Macron avec le chancelier Scholtz à Madrid
(Photo AFP)

La perte de la majorité absolue pour la République en marche entraîne la création de trois blocs puissants, Ensemble, Nupes et RN dont les deux derniers pourraient servir de parti-pivot et arbitrer les réformes. Ce simple équilibre risque de favoriser, au nom du compromis inéluctable, les pires des compromissions.
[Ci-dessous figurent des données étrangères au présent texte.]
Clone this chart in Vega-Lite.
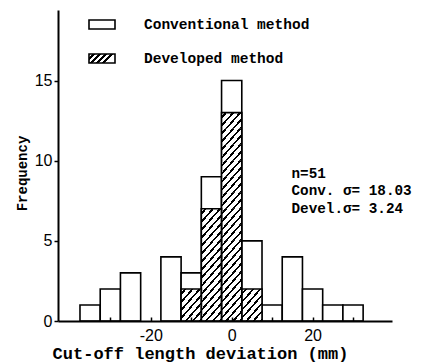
{
  "$schema": "https://vega.github.io/schema/vega-lite/v6.json",
  "width": 334,
  "height": 311,
  "autosize": "none",
  "padding": {"left": 58, "top": 10, "right": 34, "bottom": 41},
  "background": "white",
  "config": {
    "view": {"stroke": null},
    "axis": {
      "grid": false,
      "domainColor": "black",
      "tickColor": "black",
      "labelColor": "black",
      "titleColor": "black",
      "domainWidth": 2,
      "tickWidth": 1.5,
      "labelFont": "Liberation Sans",
      "labelFontSize": 16,
      "titleFont": "Liberation Mono",
      "titleFontWeight": "bold"
    }
  },
  "data": {
    "values": [
      {"method": "Conventional", "dev": -35},
      {"method": "Conventional", "dev": -30}, {"method": "Conventional", "dev": -30},
      {"method": "Conventional", "dev": -25}, {"method": "Conventional", "dev": -25}, {"method": "Conventional", "dev": -25},
      {"method": "Conventional", "dev": -15}, {"method": "Conventional", "dev": -15}, {"method": "Conventional", "dev": -15}, {"method": "Conventional", "dev": -15},
      {"method": "Conventional", "dev": -10}, {"method": "Conventional", "dev": -10}, {"method": "Conventional", "dev": -10},
      {"method": "Conventional", "dev": -5}, {"method": "Conventional", "dev": -5}, {"method": "Conventional", "dev": -5}, {"method": "Conventional", "dev": -5}, {"method": "Conventional", "dev": -5}, {"method": "Conventional", "dev": -5}, {"method": "Conventional", "dev": -5}, {"method": "Conventional", "dev": -5}, {"method": "Conventional", "dev": -5},
      {"method": "Conventional", "dev": 0}, {"method": "Conventional", "dev": 0}, {"method": "Conventional", "dev": 0}, {"method": "Conventional", "dev": 0}, {"method": "Conventional", "dev": 0}, {"method": "Conventional", "dev": 0}, {"method": "Conventional", "dev": 0}, {"method": "Conventional", "dev": 0}, {"method": "Conventional", "dev": 0}, {"method": "Conventional", "dev": 0}, {"method": "Conventional", "dev": 0}, {"method": "Conventional", "dev": 0}, {"method": "Conventional", "dev": 0}, {"method": "Conventional", "dev": 0}, {"method": "Conventional", "dev": 0},
      {"method": "Conventional", "dev": 5}, {"method": "Conventional", "dev": 5}, {"method": "Conventional", "dev": 5}, {"method": "Conventional", "dev": 5}, {"method": "Conventional", "dev": 5},
      {"method": "Conventional", "dev": 10},
      {"method": "Conventional", "dev": 15}, {"method": "Conventional", "dev": 15}, {"method": "Conventional", "dev": 15}, {"method": "Conventional", "dev": 15},
      {"method": "Conventional", "dev": 20}, {"method": "Conventional", "dev": 20},
      {"method": "Conventional", "dev": 25},
      {"method": "Conventional", "dev": 30},
      {"method": "Developed", "dev": -10, "id": 1}, {"method": "Developed", "dev": -10, "id": 2},
      {"method": "Developed", "dev": -5, "id": 3}, {"method": "Developed", "dev": -5, "id": 4}, {"method": "Developed", "dev": -5, "id": 5}, {"method": "Developed", "dev": -5, "id": 6}, {"method": "Developed", "dev": -5, "id": 7}, {"method": "Developed", "dev": -5, "id": 8}, {"method": "Developed", "dev": -5, "id": 9},
      {"method": "Developed", "dev": 0, "id": 10}, {"method": "Developed", "dev": 0, "id": 11}, {"method": "Developed", "dev": 0, "id": 12}, {"method": "Developed", "dev": 0, "id": 13}, {"method": "Developed", "dev": 0, "id": 14}, {"method": "Developed", "dev": 0, "id": 15}, {"method": "Developed", "dev": 0, "id": 16}, {"method": "Developed", "dev": 0, "id": 17}, {"method": "Developed", "dev": 0, "id": 18}, {"method": "Developed", "dev": 0, "id": 19}, {"method": "Developed", "dev": 0, "id": 20}, {"method": "Developed", "dev": 0, "id": 21}, {"method": "Developed", "dev": 0, "id": 22},
      {"method": "Developed", "dev": 5, "id": 23}, {"method": "Developed", "dev": 5, "id": 24}
    ]
  },
  "layer": [
    {
      "transform": [
        {"bin": {"anchor": -2.5, "step": 5, "extent": [-37.5, 32.5]}, "field": "dev", "as": ["b0", "b1"]},
        {"filter": "datum.method === 'Conventional'"}
      ],
      "mark": {"type": "bar", "stroke": "black", "strokeWidth": 1.6, "opacity": 1},
      "encoding": {
        "x": {
          "field": "b0", "type": "quantitative",
          "scale": {"domain": [-41.7, 38.4], "nice": false, "zero": false},
          "axis": {
            "values": [-30, -20, -10, 0, 10, 20, 30],
            "labelExpr": "datum.value % 20 === 0 ? '' + datum.value : ''",
            "tickSize": -4,
            "labelPadding": 10,
            "labelFlush": false,
            "zindex": 1,
            "title": "Cut-off length deviation (mm)",
            "titleFontSize": 17,
            "titleX": 142,
            "titleY": 32,
            "titleBaseline": "middle"
          }
        },
        "x2": {"field": "b1"},
        "y": {
          "aggregate": "count", "type": "quantitative",
          "scale": {"domain": [0, 19.4], "nice": false},
          "axis": {
            "values": [0, 5, 10, 15],
            "tickSize": 4,
            "labelPadding": 2,
            "labelFlush": false,
            "title": "Frequency",
            "titleFontSize": 14,
            "titleX": -36,
            "titleY": 163,
            "titleBaseline": "middle"
          }
        },
        "fill": {
          "field": "method", "type": "nominal",
          "scale": {
            "domain": ["Conventional", "Developed"],
            "range": [
              "white",
              {"expr": "{gradient: 'linear', x1: 0, y1: 0, x2: 1, y2: 0.35, stops: [{offset: 0, color: 'white'}, {offset: 0.12, color: 'white'}, {offset: 0.12, color: 'black'}, {offset: 0.21, color: 'black'}, {offset: 0.21, color: 'white'}, {offset: 0.33, color: 'white'}, {offset: 0.33, color: 'black'}, {offset: 0.42, color: 'black'}, {offset: 0.42, color: 'white'}, {offset: 0.54, color: 'white'}, {offset: 0.54, color: 'black'}, {offset: 0.63, color: 'black'}, {offset: 0.63, color: 'white'}, {offset: 0.75, color: 'white'}, {offset: 0.75, color: 'black'}, {offset: 0.84, color: 'black'}, {offset: 0.84, color: 'white'}, {offset: 1, color: 'white'}]}"}
            ]
          },
          "legend": {
            "orient": "none",
            "legendX": 30,
            "legendY": 0.5,
            "title": null,
            "direction": "vertical",
            "symbolType": "M-1,-0.346H1V0.346H-1Z",
            "symbolSize": 676,
            "symbolStrokeColor": "black",
            "symbolStrokeWidth": 1.6,
            "symbolOpacity": 1,
            "labelFont": "Liberation Mono",
            "labelFontWeight": "bold",
            "labelFontSize": 14.5,
            "labelColor": "black",
            "labelOffset": 28,
            "labelLimit": 0,
            "rowPadding": 12,
            "labelExpr": "datum.label + ' method'",
            "encode": {
              "symbols": {
                "update": {
                  "stroke": {"value": "black"},
                  "strokeWidth": {"value": 1.6},
                  "opacity": {"value": 1},
                  "fillOpacity": {"value": 1},
                  "strokeOpacity": {"value": 1}
                }
              }
            }
          }
        }
      }
    },
    {
      "transform": [
        {"bin": {"anchor": -2.5, "step": 5, "extent": [-37.5, 32.5]}, "field": "dev", "as": ["b0", "b1"]},
        {"filter": "datum.method === 'Developed'"}
      ],
      "mark": {
        "type": "bar",
        "strokeWidth": 0,
        "opacity": 1,
        "fill": {
          "gradient": "linear", "x1": 0, "y1": 0, "x2": 1.1414, "y2": 0.7977,
          "stops": [
            {"offset": 0, "color": "white"},
            {"offset": 0.1, "color": "white"}, {"offset": 0.1, "color": "black"}, {"offset": 0.165, "color": "black"}, {"offset": 0.165, "color": "white"},
            {"offset": 0.3057, "color": "white"}, {"offset": 0.3057, "color": "black"}, {"offset": 0.3707, "color": "black"}, {"offset": 0.3707, "color": "white"},
            {"offset": 0.5114, "color": "white"}, {"offset": 0.5114, "color": "black"}, {"offset": 0.5764, "color": "black"}, {"offset": 0.5764, "color": "white"},
            {"offset": 0.7171, "color": "white"}, {"offset": 0.7171, "color": "black"}, {"offset": 0.7821, "color": "black"}, {"offset": 0.7821, "color": "white"},
            {"offset": 0.9228, "color": "white"}, {"offset": 0.9228, "color": "black"}, {"offset": 0.9878, "color": "black"}, {"offset": 0.9878, "color": "white"},
            {"offset": 1, "color": "white"}
          ]
        }
      },
      "encoding": {
        "x": {"field": "b0", "type": "quantitative"},
        "x2": {"field": "b1"},
        "y": {"aggregate": "count", "type": "quantitative", "stack": "zero"},
        "detail": {"field": "id"}
      }
    },
    {
      "transform": [
        {"bin": {"anchor": -2.5, "step": 5, "extent": [-37.5, 32.5]}, "field": "dev", "as": ["b0", "b1"]},
        {"filter": "datum.method === 'Developed'"}
      ],
      "mark": {"type": "bar", "fillOpacity": 0, "stroke": "black", "strokeWidth": 1.6},
      "encoding": {
        "x": {"field": "b0", "type": "quantitative"},
        "x2": {"field": "b1"},
        "y": {"aggregate": "count", "type": "quantitative"}
      }
    },
    {
      "data": {"values": [{}]},
      "mark": {
        "type": "text",
        "text": ["n=51", "Conv. σ= 18.03", "Devel.σ= 3.24"],
        "align": "left",
        "baseline": "middle",
        "lineHeight": 17.5,
        "font": "Liberation Mono",
        "fontWeight": "bold",
        "fontSize": 14.3,
        "color": "black"
      },
      "encoding": {
        "x": {"datum": 14.8},
        "y": {"datum": 9.17}
      }
    }
  ]
}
AVEC l’élection au « perchoir » de l’Assemblée nationale de Yaël Braun-Pivet, Ensemble a certes tiré son épingle du jeu et montré ce qu’il reste de son leadership. En revanche, la présidence de la commission du budget, confiée par tradition à l’opposition, est allée au LFI Éric Coquerel,  qui disposera ainsi d’un instrument pour obliger le gouvernement à réviser sa copie, ce qui fait de l’extrême gauche l’arbitre des dépenses de l’État.

Un contexte dégradé.

Emmanuel Macron et la Première ministre, Élisabeth Borne, tentent de nous rassurer en rappelant que les gouvernements de coalition sont nombreux en Europe, à commencer par ceux de l’Italie et de l’Allemagne et que, en dépit de leurs déclarations incendiaires, la Nupes et le RN changeront de ton et coopéreront aux réformes. Rien de ce qu’ils ont dit jusqu’à présent n’est de nature à nous rassurer et il nous appartient de mesurer sérieusement les chances d’un programme gouvernemental dans un contexte politique aussi dégradé.
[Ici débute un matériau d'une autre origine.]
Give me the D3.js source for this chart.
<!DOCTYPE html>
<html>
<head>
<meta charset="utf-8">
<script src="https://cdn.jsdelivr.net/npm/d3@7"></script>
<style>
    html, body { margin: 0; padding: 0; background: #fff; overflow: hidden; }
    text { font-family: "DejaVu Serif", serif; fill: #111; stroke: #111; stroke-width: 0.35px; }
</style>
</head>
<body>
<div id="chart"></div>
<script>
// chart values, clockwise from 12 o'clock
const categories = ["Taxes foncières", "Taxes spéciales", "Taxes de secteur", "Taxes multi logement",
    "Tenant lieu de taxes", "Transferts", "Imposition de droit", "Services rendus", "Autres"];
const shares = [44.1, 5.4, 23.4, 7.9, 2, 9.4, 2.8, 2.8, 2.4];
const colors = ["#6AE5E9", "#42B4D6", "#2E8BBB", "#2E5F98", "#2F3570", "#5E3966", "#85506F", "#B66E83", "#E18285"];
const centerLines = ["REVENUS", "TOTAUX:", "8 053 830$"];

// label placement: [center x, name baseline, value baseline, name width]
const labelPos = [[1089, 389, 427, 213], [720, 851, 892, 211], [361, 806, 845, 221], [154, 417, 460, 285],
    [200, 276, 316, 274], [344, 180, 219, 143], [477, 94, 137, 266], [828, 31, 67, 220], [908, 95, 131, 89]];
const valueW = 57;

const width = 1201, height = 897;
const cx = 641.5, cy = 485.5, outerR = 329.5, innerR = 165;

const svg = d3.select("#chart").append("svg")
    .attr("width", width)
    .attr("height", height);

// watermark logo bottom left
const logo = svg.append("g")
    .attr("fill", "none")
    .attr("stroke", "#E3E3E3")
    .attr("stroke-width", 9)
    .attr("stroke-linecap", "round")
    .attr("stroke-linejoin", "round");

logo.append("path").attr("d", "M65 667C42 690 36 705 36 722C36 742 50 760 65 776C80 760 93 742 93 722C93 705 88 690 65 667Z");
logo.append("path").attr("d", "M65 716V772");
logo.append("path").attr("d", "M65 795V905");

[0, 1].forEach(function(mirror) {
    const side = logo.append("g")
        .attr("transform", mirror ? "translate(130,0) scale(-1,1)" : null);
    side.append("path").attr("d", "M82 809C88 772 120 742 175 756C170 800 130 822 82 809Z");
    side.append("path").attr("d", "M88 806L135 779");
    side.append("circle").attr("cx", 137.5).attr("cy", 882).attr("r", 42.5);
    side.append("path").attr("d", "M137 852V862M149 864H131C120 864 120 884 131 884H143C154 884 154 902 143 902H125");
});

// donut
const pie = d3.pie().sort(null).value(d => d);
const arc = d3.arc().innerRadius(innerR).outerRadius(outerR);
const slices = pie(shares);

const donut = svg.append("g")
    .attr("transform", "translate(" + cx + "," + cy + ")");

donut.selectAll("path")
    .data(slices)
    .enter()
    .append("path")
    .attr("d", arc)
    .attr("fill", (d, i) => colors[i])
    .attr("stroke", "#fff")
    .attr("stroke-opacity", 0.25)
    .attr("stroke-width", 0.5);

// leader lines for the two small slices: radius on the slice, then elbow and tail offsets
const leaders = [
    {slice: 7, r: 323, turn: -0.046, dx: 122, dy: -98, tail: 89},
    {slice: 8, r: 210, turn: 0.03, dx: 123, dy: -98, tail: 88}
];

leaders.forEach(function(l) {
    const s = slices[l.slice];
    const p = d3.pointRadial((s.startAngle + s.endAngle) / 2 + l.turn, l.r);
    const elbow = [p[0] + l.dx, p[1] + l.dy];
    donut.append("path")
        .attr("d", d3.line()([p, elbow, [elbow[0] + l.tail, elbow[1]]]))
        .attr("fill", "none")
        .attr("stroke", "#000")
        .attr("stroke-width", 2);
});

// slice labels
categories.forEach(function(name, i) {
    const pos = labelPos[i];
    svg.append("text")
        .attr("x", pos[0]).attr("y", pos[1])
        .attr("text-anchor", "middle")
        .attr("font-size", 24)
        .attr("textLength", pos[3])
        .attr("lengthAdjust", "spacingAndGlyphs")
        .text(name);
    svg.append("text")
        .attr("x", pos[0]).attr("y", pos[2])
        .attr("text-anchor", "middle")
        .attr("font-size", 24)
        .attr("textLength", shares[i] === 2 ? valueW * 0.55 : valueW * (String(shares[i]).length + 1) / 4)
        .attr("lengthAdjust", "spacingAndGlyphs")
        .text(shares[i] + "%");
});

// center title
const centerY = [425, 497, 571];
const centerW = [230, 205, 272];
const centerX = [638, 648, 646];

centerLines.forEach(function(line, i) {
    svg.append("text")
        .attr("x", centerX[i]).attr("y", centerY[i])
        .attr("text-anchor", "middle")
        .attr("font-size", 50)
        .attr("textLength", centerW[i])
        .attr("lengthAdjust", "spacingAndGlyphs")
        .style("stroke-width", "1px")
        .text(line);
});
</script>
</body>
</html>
Le chemin vers la dissolution.

La vérité consiste à dire que l’ascension brutale du RN entre les deux tours et la montée plus modérée de Nupes rend inéluctable un dialogue empoisonné avec l’un de ces deux partis. Qu’ils n’auront de cesse de démontrer leur pouvoir plutôt que leur sens du dialogue.  Que, jour après jour, ils inciteront le président de la République à prononcer la dissolution de l’Assemblée nationale et le retour aux urnes, pour autant que les signes astrologiques lui soient favorables.

Thèmes prioritaires.

Objectivement, et même s’il avait une majorité absolue, M. Macron ne serait pas à l’aise pour gérer le pouvoir d’achat dans un contexte fortement inflationniste, pour réduire les déficits et la dette avec les seuls excédents de la croissance de l’année dernière, et pour séduire ses concitoyens alors qu’Ensemble fait l’objet d’un bombardement permanent.
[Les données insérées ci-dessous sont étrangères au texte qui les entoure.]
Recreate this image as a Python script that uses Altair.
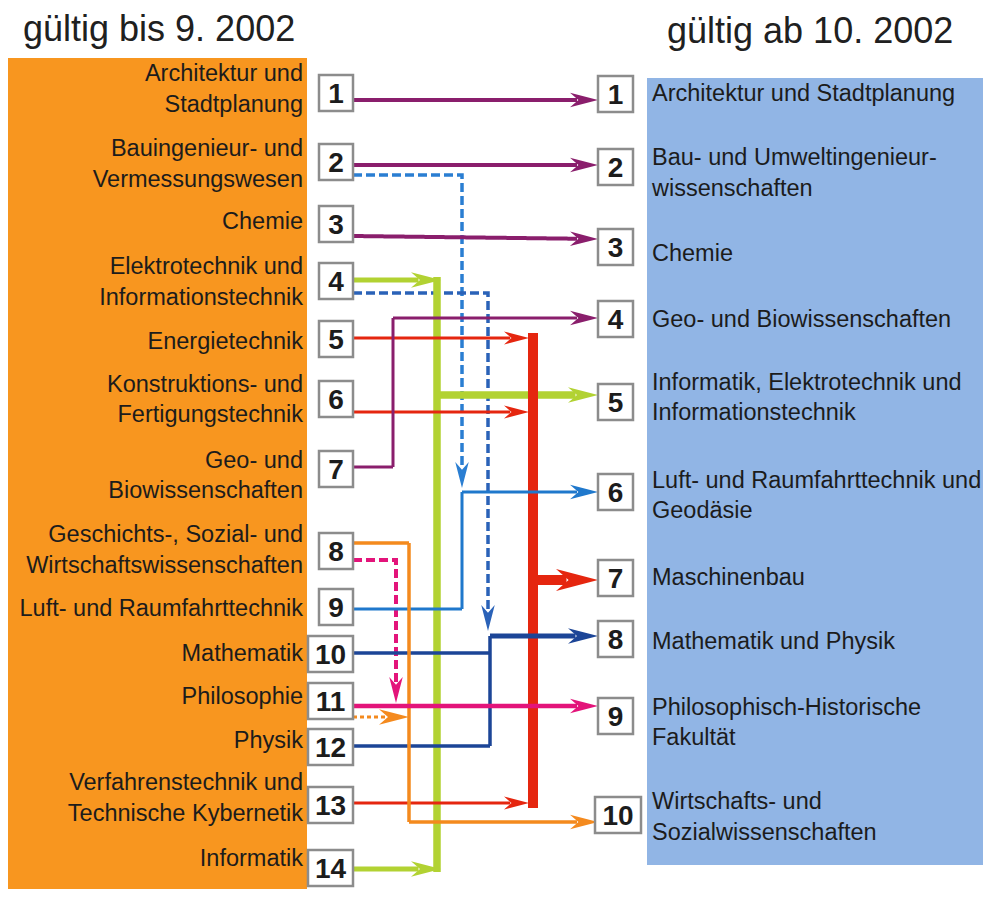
import math
import altair as alt
import pandas as pd

FONT = "Liberation Sans"
INK = "#1c1c1c"

# ---------------- content ----------------
title_left = "gültig bis 9. 2002"
title_right = "gültig ab 10. 2002"

left_numbers = list(range(1, 15))
left_labels = [
    "Architektur und\nStadtplanung",
    "Bauingenieur- und\nVermessungswesen",
    "Chemie",
    "Elektrotechnik und\nInformationstechnik",
    "Energietechnik",
    "Konstruktions- und\nFertigungstechnik",
    "Geo- und\nBiowissenschaften",
    "Geschichts-, Sozial- und\nWirtschaftswissenschaften",
    "Luft- und Raumfahrttechnik",
    "Mathematik",
    "Philosophie",
    "Physik",
    "Verfahrenstechnik und\nTechnische Kybernetik",
    "Informatik",
]

right_numbers = list(range(1, 11))
right_labels = [
    "Architektur und Stadtplanung",
    "Bau- und Umweltingenieur-\nwissenschaften",
    "Chemie",
    "Geo- und Biowissenschaften",
    "Informatik, Elektrotechnik und\nInformationstechnik",
    "Luft- und Raumfahrttechnik und\nGeodäsie",
    "Maschinenbau",
    "Mathematik und Physik",
    "Philosophisch-Historische\nFakultät",
    "Wirtschafts- und\nSozialwissenschaften",
]

# ---------------- diagram layout (reference pixel coordinates) ----------------
left_label_y = [88, 163, 220, 281, 340, 398.5, 474.5, 549, 607, 652, 695, 739, 797, 857]
left_box_y = [93, 162, 224, 281, 339, 399, 469, 551, 607, 654, 701, 747, 805, 868]
right_label_y = [92, 172, 252, 318, 396.5, 494.5, 576, 640, 721.5, 816]
right_box_y = [94, 167, 247, 319, 402, 492, 578, 639, 716, 815]

# connection routes: (style kind, waypoints, arrowhead at the end)
routes = [
    ("purple",     [(353, 100), (598, 100)], True),
    ("purple",     [(353, 165), (598, 165)], True),
    ("purple",     [(353, 236), (598, 239)], True),
    ("purple_thin", [(353, 467), (393, 467), (393, 318), (598, 318)], True),
    ("blue_dash",  [(353, 175), (462, 175), (462, 488)], True),
    ("navy_dash",  [(353, 293), (488, 293), (488, 631)], True),
    ("blue",       [(353, 609), (462, 609), (462, 492), (598, 492)], True),
    ("navy",       [(353, 653), (490, 653)], False),
    ("navy",       [(353, 746), (490, 746), (490, 636)], False),
    ("navy_bold",  [(490, 636), (598, 636)], True),
    ("green_trunk", [(437, 277), (437, 872)], False),
    ("green",      [(353, 280), (441, 280)], True),
    ("green",      [(353, 869), (441, 869)], True),
    ("green_bold", [(437, 395), (598, 395)], True),
    ("red_trunk",  [(533, 333), (533, 808)], False),
    ("red",        [(353, 338), (529, 338)], True),
    ("red",        [(353, 412), (529, 412)], True),
    ("red",        [(353, 803), (529, 803)], True),
    ("red_big",    [(533, 580), (598, 580)], True),
    ("orange",     [(353, 543), (409, 543), (409, 822), (598, 822)], True),
    ("orange_dot", [(353, 717), (409, 717)], True),
    ("pink_dash",  [(353, 560), (396, 560), (396, 703)], True),
    ("pink",       [(353, 706), (598, 706)], True),
]

# z: drawing level (0 dashed, 1 green, 2 red, 3 others)
STYLE = {
    "purple":      dict(color="#8a1e6c", w=4.0, unit=14, dash="solid", z=3),
    "purple_thin": dict(color="#8a1e6c", w=3.0, unit=14, dash="solid", z=3),
    "blue_dash":   dict(color="#2a7ed2", w=3.5, unit=13, dash="dashed", z=0),
    "navy_dash":   dict(color="#2a62b8", w=3.5, unit=13, dash="dashed", z=0),
    "blue":        dict(color="#1f78cc", w=3.0, unit=14, dash="solid", z=3),
    "navy":        dict(color="#1c4597", w=3.5, unit=14, dash="solid", z=3),
    "navy_bold":   dict(color="#1c4597", w=5.0, unit=15, dash="solid", z=3),
    "green_trunk": dict(color="#b2d232", w=7.5, unit=15, dash="solid", z=1),
    "green":       dict(color="#b2d232", w=5.0, unit=15, dash="solid", z=1),
    "green_bold":  dict(color="#b2d232", w=7.5, unit=15, dash="solid", z=1),
    "red_trunk":   dict(color="#e5260f", w=10.0, unit=21, dash="solid", z=2),
    "red":         dict(color="#e5260f", w=3.0, unit=12.5, dash="solid", z=2),
    "red_big":     dict(color="#e5260f", w=10.0, unit=21, dash="solid", z=2),
    "orange":      dict(color="#f48a1e", w=3.5, unit=14, dash="solid", z=3),
    "orange_dot":  dict(color="#f48a1e", w=3.0, unit=15, dash="dotted", z=0),
    "pink_dash":   dict(color="#e3147a", w=4.0, unit=13, dash="dashed", z=0),
    "pink":        dict(color="#e3147a", w=4.5, unit=14, dash="solid", z=3),
}

ARROW = "M0,0 L-2,-0.52 L-1.4,0 L-2,0.52 Z"

# ---------------- build tables ----------------
seg_rows, head_rows = [], []
for pid, (kind, pts, arrow) in enumerate(routes):
    st = STYLE[kind]
    pts = list(pts)
    if arrow:
        (x0, y0), (x1, y1) = pts[-2], pts[-1]
        dx, dy = x1 - x0, y1 - y0
        L = math.hypot(dx, dy)
        ux, uy = dx / L, dy / L
        u = st["unit"]
        head_rows.append(dict(x=x1, y=y1, angle=math.degrees(math.atan2(uy, ux)) % 360,
                              size=(2 * u) ** 2, color=st["color"], z=st["z"]))
        pts[-1] = (x1 - ux * u * 1.5, y1 - uy * u * 1.5)
    for i, (x, y) in enumerate(pts):
        seg_rows.append(dict(pid=pid, i=i, x=x, y=y, color=st["color"], w=st["w"],
                             dash=st["dash"], z=st["z"]))
        if st["dash"] != "solid":
            # white halo beneath dashed / dotted routes
            seg_rows.append(dict(pid=1000 + pid, i=i, x=x, y=y, color="#ffffff", w=st["w"] + 2.5,
                                 dash="solid", z=-1))
seg_df = pd.DataFrame(seg_rows)
head_df = pd.DataFrame(head_rows)

LINE_GAP = 30.5
text_rows = []
for lab, cy in zip(left_labels, left_label_y):
    parts = lab.split("\n")
    for j, t in enumerate(parts):
        text_rows.append(dict(side="L", x=303, y=cy + (j - (len(parts) - 1) / 2) * LINE_GAP, t=t))
for lab, cy in zip(right_labels, right_label_y):
    parts = lab.split("\n")
    for j, t in enumerate(parts):
        text_rows.append(dict(side="R", x=652, y=cy + (j - (len(parts) - 1) / 2) * LINE_GAP, t=t))
text_df = pd.DataFrame(text_rows)

box_rows = []
for n, cy in zip(left_numbers, left_box_y):
    wide = n >= 10
    box_rows.append(dict(n=str(n), x0=308 if wide else 319, x1=353, y0=cy - 18, y1=cy + 18))
for n, cy in zip(right_numbers, right_box_y):
    wide = n >= 10
    box_rows.append(dict(n=str(n), x0=595 if wide else 598, x1=641 if wide else 633, y0=cy - 18, y1=cy + 18))
box_df = pd.DataFrame(box_rows)
box_df["cx"] = (box_df.x0 + box_df.x1) / 2
box_df["cy"] = (box_df.y0 + box_df.y1) / 2

panel_df = pd.DataFrame([
    dict(x0=8, x1=307, y0=58, y1=897, fill="#f8961f"),
    dict(x0=647, x1=991, y0=78, y1=865, fill="#91b5e5"),
])
title_df = pd.DataFrame([
    dict(x=23, y=41, t=title_left),
    dict(x=667, y=43, t=title_right),
])

# ---------------- scales ----------------
xs = alt.Scale(domain=[8, 983], nice=False, zero=False)
ys = alt.Scale(domain=[8, 889], nice=False, zero=False, reverse=True)


def X(f):
    return alt.X(f, type="quantitative", scale=xs, axis=None)


def Y(f):
    return alt.Y(f, type="quantitative", scale=ys, axis=None)


panels = alt.Chart(panel_df).mark_rect().encode(
    x=X("x0"), x2="x1", y=Y("y0"), y2="y1", fill=alt.Fill("fill:N", scale=None)
)

DASH_SCALE = alt.Scale(domain=["solid", "dashed", "dotted"], range=[[1, 0], [9, 4], [4, 3]])


def line_layer(z):
    return alt.Chart(seg_df).transform_filter(alt.datum.z == z).mark_line(
        strokeJoin="miter", strokeCap="butt"
    ).encode(
        x=X("x"), y=Y("y"),
        color=alt.Color("color:N", scale=None),
        strokeWidth=alt.StrokeWidth("w:Q", scale=None),
        strokeDash=alt.StrokeDash("dash:N", scale=DASH_SCALE, legend=None),
        detail="pid:N",
        order="i:Q",
    )


def head_layer(z):
    return alt.Chart(head_df).transform_filter(alt.datum.z == z).mark_point(
        shape=ARROW, filled=True, opacity=1, strokeWidth=0
    ).encode(
        x=X("x"), y=Y("y"),
        angle=alt.Angle("angle:Q", scale=None),
        size=alt.Size("size:Q", scale=None),
        color=alt.Color("color:N", scale=None),
    )


route_layers = [line_layer(-1)]
for z in [0, 1, 2, 3]:
    route_layers += [line_layer(z), head_layer(z)]

box_shadow = alt.Chart(box_df).mark_rect(fill="#ffffff", stroke="#c8c8c8", strokeWidth=1.5,
                                         xOffset=1.5, yOffset=1.5).encode(
    x=X("x0"), x2="x1", y=Y("y0"), y2="y1"
)
boxes = alt.Chart(box_df).mark_rect(fill="#ffffff", stroke="#8c8c8c", strokeWidth=2.5).encode(
    x=X("x0"), x2="x1", y=Y("y0"), y2="y1"
)
box_nums = alt.Chart(box_df).mark_text(font=FONT, fontWeight="bold", fontSize=28, color=INK,
                                       align="center", baseline="alphabetic", dy=10).encode(
    x=X("cx"), y=Y("cy"), text="n:N"
)

left_text = alt.Chart(text_df).transform_filter(alt.datum.side == "L").mark_text(
    font=FONT, fontSize=23.5, color=INK, align="right", baseline="alphabetic", dy=8.5
).encode(x=X("x"), y=Y("y"), text="t:N")
right_text = alt.Chart(text_df).transform_filter(alt.datum.side == "R").mark_text(
    font=FONT, fontSize=23.5, color=INK, align="left", baseline="alphabetic", dy=8.5
).encode(x=X("x"), y=Y("y"), text="t:N")

titles = alt.Chart(title_df).mark_text(font=FONT, fontSize=36, color="#202020",
                                       align="left", baseline="alphabetic").encode(
    x=X("x"), y=Y("y"), text="t:N"
)

chart = alt.layer(
    panels, *route_layers, box_shadow, boxes, box_nums, left_text, right_text, titles
).properties(
    width=975, height=881, autosize="none", padding=0, background="#ffffff"
).configure_view(stroke=None)

chart.save("out.html", embed_options={"renderer": "svg", "actions": False})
Le risque d’une motion de censure.

Il ne peut accomplir cet exploit que s’il présente un programme clair et crédible. Et il doit le faire avant le 6 juillet, jour fixé pour la déclaration de politique générale de la Première ministre, qui ne sait pas encore si elle engagera la responsabilité de son gouvernement. Rien n’empêche l’opposition de déposer une motion de censure capable de sceller son sort et d’accélérer la dissolution de l’Assemblée. C’est assez dire que le second semestre sera le lieu géométrique de tous les dangers pour la majorité, alors que les tensions extérieures, Ukraine, Taïwan et menace de famine, créent un contexte hérissé d’obstacles.

L’ascension de Le Pen.

On reproche au président de n’avoir pas su empêcher l’ascension des extrêmes. C’est une critique fondée, sauf qu’il y en avait deux, celle de droite et celle de gauche et que, cette fois, il n’a pas eu le temps d’abattre la première avant la seconde. Réélu avec une marge élevée, il pouvait supposer qu’il avait relégué le RN là où est sa place, l’opposition bruyante et stérile.

Et voilà que les deux forces rentrent par la fenêtre après avoir été évincées par la porte ; que Marine Le Pen se nourrit de la déroute d’Éric Zemmour, qui a simplement subi le sort des Mégret et des Philippot ; que les idées de l’essayiste, pourries par l’exagération, ont contribué à dédiaboliser Mme Le Pen, qui n’en avait pas besoin tant elle est devenue une figure bien connue de nos villes et campagnes.

L’événement de l’année.

Voilà en outre que l’appétit de pouvoir de la cheffe du RN change son discours en profondeur : non, elle ne remettra plus en cause les institutions et les servira avec fidélité. Son besoin de légitimité est tel qu’elle se livrera, si j’ose dire, à toutes les collaborations. La manière dont les électeurs se sont retournés entre le second tour de la présidentielle et le second tour des législatives, offrant à tour de bras des députations à RN et à la Nupes avec des marges dérisoires mais suffisantes, aura été l’événement historique de cette année.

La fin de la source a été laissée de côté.